Pero sí hay reglas. Un hombre elegante cree en Dios. Un tipo con una chaqueta de tweed, arrodillado en la catedral de San Esteban elevando su plegaria, no tiene nada que envidiar en elegancia a cualquiera de las instantáneas que ilustran el libro Enduring Style, el monográfico —prologado por Ralph Lauren— que Bruce G. Boyer dedica al estilo de Gary Cooper a partir de fotografías del álbum familiar del actor. Cooper, por cierto, como no podía ser de otra manera, luce impecable en la audiencia que mantuvo en Roma con Juan XXIII. Un hombre elegante, cual capitán de barco antiguo, es la autoridad suprema a bordo, por debajo sólo de Dios y gracias a Él. La elegancia es, pues, revolucionaria.
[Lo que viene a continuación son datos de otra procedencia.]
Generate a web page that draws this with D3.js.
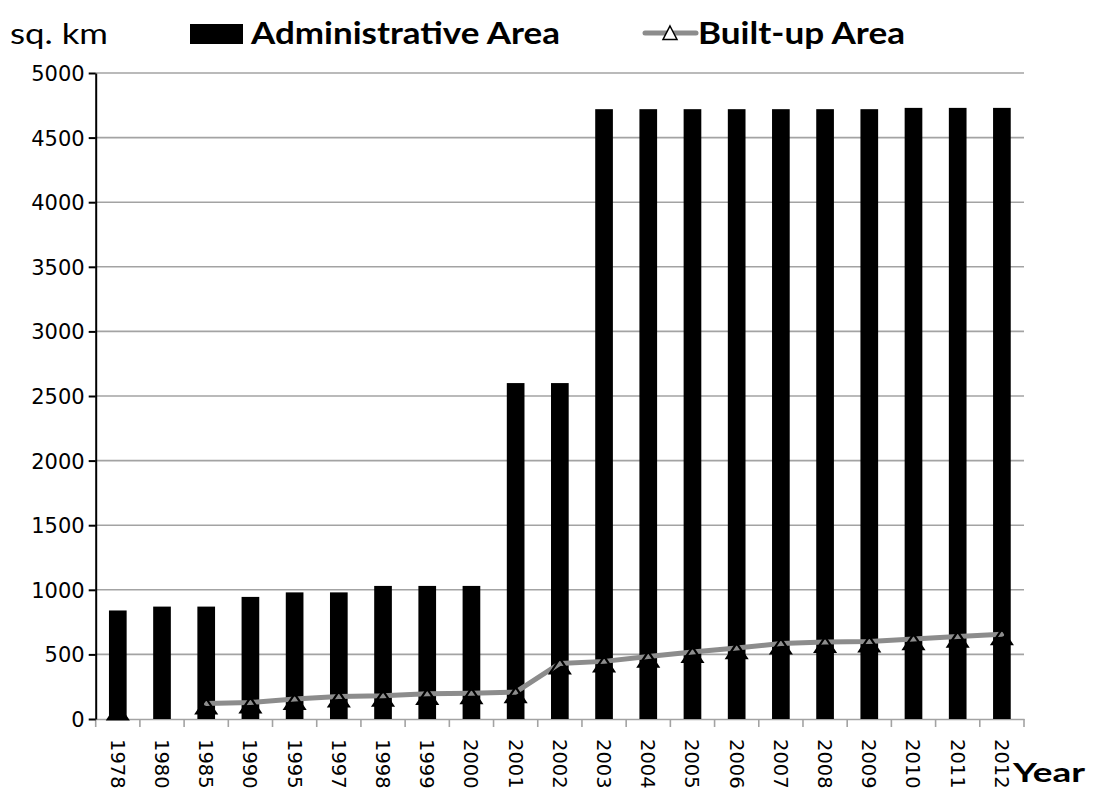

Un hombre elegante jamás pisaría una facultad de periodismo o políticas después de los años 50. Un hombre elegante nunca pediría el menú degustación. Un hombre elegante sólo tiene un abogado. Y por que es su amigo. Un hombre elegante se comporta como si fuera otoño siempre. Fuera de unas manos viriles, recias y cuidadas, no es posible la elegancia. 

Roger Scruton solo encuentra un avía para surfear la posmodernidad: la íntima y necesaria conexión entre moral y belleza. 

Un hombre elegante leería este libro durante una sobremesa de domingo, con una media sonrisa y un dionisíaco Octomore en la mano. Entonces, se dispondría a pasar la tarde revisando el ensayo sobre la nobleza de espíritu de Enrique García-Máiquez.

Sé que me van a pedir referentes entre nuestros coetáneos y me adelanto a sus deseos: no le pierdan la pista al diplomático y escritor Mario Crespo ni al jurista y experto en moda Juan Pérez de Guzmán.